Saudi deputy crown prince: ‘If Saudis convinced by reforms, sky is the limit’

Saudi Deputy Crown Prince Mohammed bin Salman (C) attends a meeting with US Defence Secretary and White House Deputy National Security Advisor in Riyadh on April 19, 2017.


Saudi Arabia’s Deputy Crown Prince Mohammed bin Salman said that if recent reforms being made in the kingdom were convincing to the Saudi people, then “the sky is the limit.”

Speaking to the Washington Post’s David Ignatius this week, Prince Mohammed highlighted the revolutionary changes for the kingdom under Vision 2030.

Ignatius describes the 31-year-old deputy crown prince as “unlike so many Saudi princes, he wasn’t educated in the West, which may have preserved the raw combative energy that is part of his appeal to young Saudis.”

Prince Mohammed told Ignatius: “I’m young. Seventy percent of our citizens are young … We don’t want to waste our lives in this whirlpool that we were in for the past 30 years. We want to end this epoch now. We want, as the Saudi people, to enjoy the coming days, and concentrate on developing our society and developing ourselves as individuals and families while retaining our religion and customs. We will not continue to be in the post-’79 era.

“That age is over,” he added.

The deputy crown prince expressed his optimism about President Donald Trump, describing him as a “president who will bring America back to the right track.”
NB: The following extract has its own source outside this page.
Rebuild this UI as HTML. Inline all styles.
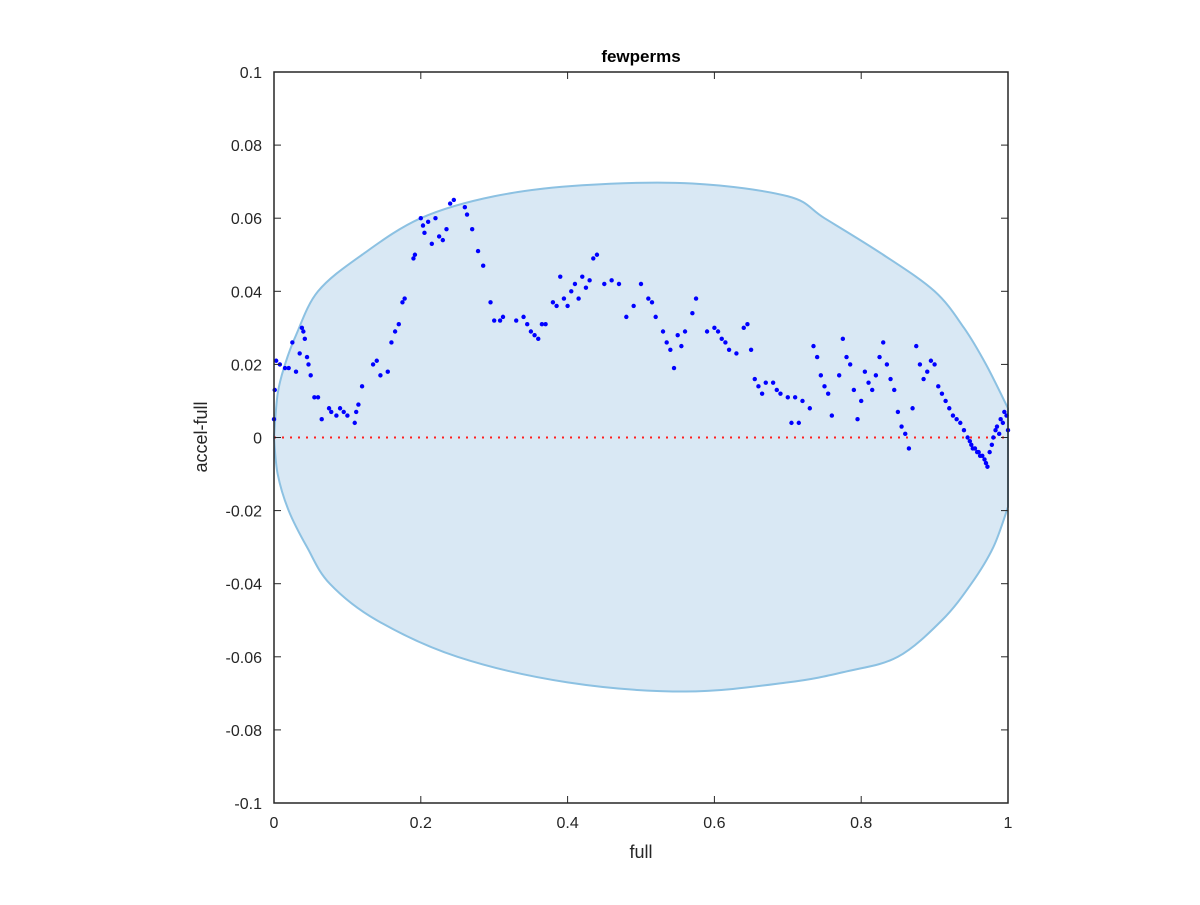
<!DOCTYPE html>
<html><head><meta charset="utf-8"><style>
body{margin:0;background:#fff;width:1200px;height:900px;overflow:hidden}
svg text{font-family:"Liberation Sans",sans-serif;fill:#262626}
</style></head><body>
<svg id="chart" width="1200" height="900" xmlns="http://www.w3.org/2000/svg"></svg>
<script>
const xTicks=[0,0.2,0.4,0.6,0.8,1];
const xTickLabels=["0","0.2","0.4","0.6","0.8","1"];
const yTicks=[0.1,0.08,0.06,0.04,0.02,0,-0.02,-0.04,-0.06,-0.08,-0.1];
const yTickLabels=["0.1","0.08","0.06","0.04","0.02","0","-0.02","-0.04","-0.06","-0.08","-0.1"];
const upperX=[0,0.005,0.015,0.03,0.06,0.12,0.2,0.3,0.42,0.57,0.7,0.75,0.83,0.9,0.94,0.97,1.0];
const upperY=[0,0.012,0.02,0.028,0.04,0.05,0.06,0.066,0.069,0.0695,0.066,0.06,0.05,0.04,0.03,0.02,0.008];
const lowerX=[0,0.005,0.02,0.045,0.076,0.14,0.25,0.4,0.56,0.7,0.78,0.85,0.91,0.95,0.98,1.0];
const lowerY=[0,-0.01,-0.02,-0.03,-0.04,-0.05,-0.06,-0.067,-0.0695,-0.067,-0.064,-0.06,-0.05,-0.04,-0.03,-0.019];
const ptX=[0,0.001,0.003,0.008,0.015,0.02,0.025,0.03,0.035,0.038,0.04,0.042,0.045,0.047,0.05,0.055,0.06,0.065,0.075,0.078,0.085,0.09,0.095,0.1,0.11,0.112,0.115,0.12,0.135,0.14,0.145,0.155,0.16,0.165,0.17,0.175,0.178,0.19,0.192,0.2,0.203,0.205,0.21,0.215,0.22,0.225,0.23,0.235,0.24,0.245,0.26,0.263,0.27,0.278,0.285,0.295,0.3,0.308,0.312,0.33,0.34,0.345,0.35,0.355,0.36,0.365,0.37,0.38,0.385,0.39,0.395,0.4,0.405,0.41,0.415,0.42,0.425,0.43,0.435,0.44,0.45,0.46,0.47,0.48,0.49,0.5,0.51,0.515,0.52,0.53,0.535,0.54,0.545,0.55,0.555,0.56,0.57,0.575,0.59,0.6,0.605,0.61,0.615,0.62,0.63,0.64,0.645,0.65,0.655,0.66,0.665,0.67,0.68,0.685,0.69,0.7,0.705,0.71,0.715,0.72,0.73,0.735,0.74,0.745,0.75,0.755,0.76,0.77,0.775,0.78,0.785,0.79,0.795,0.8,0.805,0.81,0.815,0.82,0.825,0.83,0.835,0.84,0.845,0.85,0.855,0.86,0.865,0.87,0.875,0.88,0.885,0.89,0.895,0.9,0.905,0.91,0.915,0.92,0.925,0.93,0.935,0.94,0.945,0.948,0.95,0.952,0.955,0.958,0.96,0.962,0.965,0.968,0.97,0.972,0.975,0.978,0.98,0.983,0.985,0.988,0.99,0.993,0.995,0.998,1.0];
const ptY=[0.005,0.013,0.021,0.02,0.019,0.019,0.026,0.018,0.023,0.030,0.029,0.027,0.022,0.02,0.017,0.011,0.011,0.005,0.008,0.007,0.006,0.008,0.007,0.006,0.004,0.007,0.009,0.014,0.020,0.021,0.017,0.018,0.026,0.029,0.031,0.037,0.038,0.049,0.05,0.06,0.058,0.056,0.059,0.053,0.06,0.055,0.054,0.057,0.064,0.065,0.063,0.061,0.057,0.051,0.047,0.037,0.032,0.032,0.033,0.032,0.033,0.031,0.029,0.028,0.027,0.031,0.031,0.037,0.036,0.044,0.038,0.036,0.04,0.042,0.038,0.044,0.041,0.043,0.049,0.05,0.042,0.043,0.042,0.033,0.036,0.042,0.038,0.037,0.033,0.029,0.026,0.024,0.019,0.028,0.025,0.029,0.034,0.038,0.029,0.030,0.029,0.027,0.026,0.024,0.023,0.030,0.031,0.024,0.016,0.014,0.012,0.015,0.015,0.013,0.012,0.011,0.004,0.011,0.004,0.010,0.008,0.025,0.022,0.017,0.014,0.012,0.006,0.017,0.027,0.022,0.020,0.013,0.005,0.010,0.018,0.015,0.013,0.017,0.022,0.026,0.020,0.016,0.013,0.007,0.003,0.001,-0.003,0.008,0.025,0.020,0.016,0.018,0.021,0.020,0.014,0.012,0.010,0.008,0.006,0.005,0.004,0.002,0.000,-0.001,-0.002,-0.003,-0.003,-0.004,-0.004,-0.005,-0.005,-0.006,-0.007,-0.008,-0.004,-0.002,0.000,0.002,0.003,0.001,0.005,0.004,0.007,0.006,0.002];
const X0=274,X1=1008,YT=72,YB=803;
const sx=v=>X0+v*(X1-X0);
const sy=v=>YT+(0.1-v)/0.2*(YB-YT);
const svg=document.getElementById('chart');
const NS="http://www.w3.org/2000/svg";
function mk(t,a,p){const e=document.createElementNS(NS,t);for(const k in a)e.setAttribute(k,a[k]);(p||svg).appendChild(e);return e;}
function smooth(pts){
 let s='';
 for(let i=0;i<pts.length-1;i++){
  const p0=pts[Math.max(i-1,0)],p1=pts[i],p2=pts[i+1],p3=pts[Math.min(i+2,pts.length-1)];
  const c1=[p1[0]+(p2[0]-p0[0])/6,p1[1]+(p2[1]-p0[1])/6];
  const c2=[p2[0]-(p3[0]-p1[0])/6,p2[1]-(p3[1]-p1[1])/6];
  s+=' C'+c1[0]+','+c1[1]+' '+c2[0]+','+c2[1]+' '+p2[0]+','+p2[1];
 }
 return s;
}
const bg=mk('rect',{x:X0,y:YT,width:X1-X0,height:YB-YT,fill:'#fff'});


const up=upperX.map((v,i)=>[sx(v),sy(upperY[i])]);
const lo=lowerX.map((v,i)=>[sx(v),sy(lowerY[i])]).reverse();
let d='M'+up[0][0]+','+up[0][1]+smooth(up)+' L'+lo[0][0]+','+lo[0][1]+smooth(lo)+'Z';
const reg=mk('path',{d:d,fill:'#d9e8f4',stroke:'#8cc1e2','stroke-width':2,'stroke-linejoin':'round'});


const zl=mk('line',{x1:X0,x2:X1,y1:sy(0),y2:sy(0),stroke:'#ff2020','stroke-width':2,'stroke-dasharray':'2,6'});


for(let i=0;i<ptX.length;i++){
 const c=mk('circle',{cx:sx(ptX[i]),cy:sy(ptY[i]),r:2.2,fill:'#0000ff'});
 
 
}
const box=mk('rect',{x:X0,y:YT,width:X1-X0,height:YB-YT,fill:'none',stroke:'#262626','stroke-width':1.5});


xTicks.forEach((v,i)=>{
 const x=sx(v);
 mk('line',{x1:x,x2:x,y1:YB,y2:YB-7,stroke:'#262626'});
 mk('line',{x1:x,x2:x,y1:YT,y2:YT+7,stroke:'#262626'});
 const t=mk('text',{x:x,y:YB+25,'text-anchor':'middle','font-size':16});
 t.textContent=xTickLabels[i];
 
 
});
yTicks.forEach((v,i)=>{
 const y=sy(v);
 mk('line',{x1:X0,x2:X0+7,y1:y,y2:y,stroke:'#262626'});
 mk('line',{x1:X1,x2:X1-7,y1:y,y2:y,stroke:'#262626'});
 const t=mk('text',{x:X0-12,y:y+6,'text-anchor':'end','font-size':16});
 t.textContent=yTickLabels[i];
 
 
});
const ti=mk('text',{x:641,y:62,'text-anchor':'middle','font-size':17,'font-weight':'bold'});
ti.textContent='fewperms';ti.style.fill='#000';


const xl=mk('text',{x:641,y:858,'text-anchor':'middle','font-size':18});
xl.textContent='full';


const yl=mk('text',{x:0,y:0,'text-anchor':'middle','font-size':18,transform:'translate(207,437) rotate(-90)'});
yl.textContent='accel-full';


</script>
</body></html>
The article focused on the growing ties between Saudi Arabia, especially with US Secretary of Defense James Mattis’s latest visit to the kingdom.

“We have been influenced by you in the US a lot. Not because anybody exerted pressure on us — if anyone puts pressure on us, we go the other way. But if you put a movie in the cinema and I watch it, I will be influenced,” he said. “Without this cultural nudge, we would have ended up like North Korea,” explained Prince Mohammed.

Russia, oil and reforms

The deputy crown prince also reflected on the kingdom’s relations with Russia asserting that reviewed oil policies could be “the most important economic deal for Russia in modern times.”
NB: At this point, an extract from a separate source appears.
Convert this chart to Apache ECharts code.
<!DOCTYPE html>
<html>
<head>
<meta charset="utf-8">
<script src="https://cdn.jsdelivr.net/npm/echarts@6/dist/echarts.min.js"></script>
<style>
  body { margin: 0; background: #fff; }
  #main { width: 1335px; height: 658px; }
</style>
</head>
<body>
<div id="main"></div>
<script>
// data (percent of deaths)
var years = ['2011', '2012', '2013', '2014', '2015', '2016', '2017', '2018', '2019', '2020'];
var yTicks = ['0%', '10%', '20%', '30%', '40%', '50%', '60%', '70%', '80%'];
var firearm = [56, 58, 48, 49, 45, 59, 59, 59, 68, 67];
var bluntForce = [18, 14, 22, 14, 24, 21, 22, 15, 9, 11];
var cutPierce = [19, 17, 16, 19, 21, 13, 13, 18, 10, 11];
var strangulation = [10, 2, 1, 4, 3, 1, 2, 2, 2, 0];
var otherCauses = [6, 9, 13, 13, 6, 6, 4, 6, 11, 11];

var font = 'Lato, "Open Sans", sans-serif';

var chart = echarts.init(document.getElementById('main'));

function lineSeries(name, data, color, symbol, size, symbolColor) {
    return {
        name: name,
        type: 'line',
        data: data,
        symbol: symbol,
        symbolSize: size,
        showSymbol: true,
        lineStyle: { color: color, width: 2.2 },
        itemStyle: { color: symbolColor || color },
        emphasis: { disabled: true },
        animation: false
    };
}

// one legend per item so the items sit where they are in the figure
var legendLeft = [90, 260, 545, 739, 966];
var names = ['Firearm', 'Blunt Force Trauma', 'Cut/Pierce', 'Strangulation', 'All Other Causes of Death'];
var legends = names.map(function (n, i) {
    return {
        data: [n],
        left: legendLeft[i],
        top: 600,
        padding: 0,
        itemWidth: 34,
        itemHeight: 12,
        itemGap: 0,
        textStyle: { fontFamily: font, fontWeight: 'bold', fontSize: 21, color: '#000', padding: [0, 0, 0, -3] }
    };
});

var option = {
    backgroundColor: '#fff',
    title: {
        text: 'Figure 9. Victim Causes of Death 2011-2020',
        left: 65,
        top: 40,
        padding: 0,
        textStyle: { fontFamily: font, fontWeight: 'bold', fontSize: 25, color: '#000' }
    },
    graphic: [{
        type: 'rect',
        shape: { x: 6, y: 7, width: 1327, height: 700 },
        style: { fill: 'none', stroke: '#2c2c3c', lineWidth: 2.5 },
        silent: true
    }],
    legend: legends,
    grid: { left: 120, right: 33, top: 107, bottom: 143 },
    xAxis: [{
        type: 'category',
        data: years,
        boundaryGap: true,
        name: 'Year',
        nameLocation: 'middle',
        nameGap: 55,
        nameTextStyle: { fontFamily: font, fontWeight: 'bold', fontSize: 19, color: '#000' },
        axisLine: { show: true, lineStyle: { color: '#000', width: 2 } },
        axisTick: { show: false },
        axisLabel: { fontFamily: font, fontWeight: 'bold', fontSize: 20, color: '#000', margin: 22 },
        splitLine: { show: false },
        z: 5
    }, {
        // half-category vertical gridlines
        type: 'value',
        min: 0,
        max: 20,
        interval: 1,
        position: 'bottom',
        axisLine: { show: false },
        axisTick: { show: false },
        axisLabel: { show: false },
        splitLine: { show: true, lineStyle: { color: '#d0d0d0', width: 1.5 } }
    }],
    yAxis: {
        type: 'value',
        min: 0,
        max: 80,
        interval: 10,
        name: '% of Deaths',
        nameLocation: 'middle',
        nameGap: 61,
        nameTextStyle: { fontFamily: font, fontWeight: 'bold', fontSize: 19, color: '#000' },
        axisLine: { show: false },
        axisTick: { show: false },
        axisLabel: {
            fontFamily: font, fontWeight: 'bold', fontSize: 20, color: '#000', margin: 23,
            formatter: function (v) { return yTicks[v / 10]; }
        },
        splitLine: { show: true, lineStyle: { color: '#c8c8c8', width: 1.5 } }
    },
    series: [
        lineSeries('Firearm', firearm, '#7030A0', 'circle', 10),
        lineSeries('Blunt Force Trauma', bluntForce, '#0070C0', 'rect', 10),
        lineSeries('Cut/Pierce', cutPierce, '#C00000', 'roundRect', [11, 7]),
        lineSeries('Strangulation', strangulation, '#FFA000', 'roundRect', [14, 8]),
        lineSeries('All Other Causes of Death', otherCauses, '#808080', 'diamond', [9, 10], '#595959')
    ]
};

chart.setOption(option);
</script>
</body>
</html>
With regard to non-oil revenue, Prince Mohammed spoke of an increase of 46 percent from 2014 to 2016 and predicted another 12 percent growth this year. The biggest economic change mentioned in Vision 2030 is the plan to privatize about 5 percent of state-owned oil giant Saudi Aramco, which the prince said will take place next year.

“This public offering would probably raise hundreds of billions of dollars and be the largest such sale in financial history,” wrote Ignatius.

He also wrote that the rationale for selling a share of the kingdom’s oil treasure is to raise money to diversify the economy away from reliance on energy. Mining, for example, would tap an estimated $1.3 trillion in potential mineral wealth, he added.

Other points of focus referred to the stride towards economic reforms as “moving ahead slowly but steadily.”

Donald Trump and Saudi Deputy Crown Prince Mohammed bin Salman enter the State Dining Room before lunch at the White House in Washington, DC, on March 14, 2017.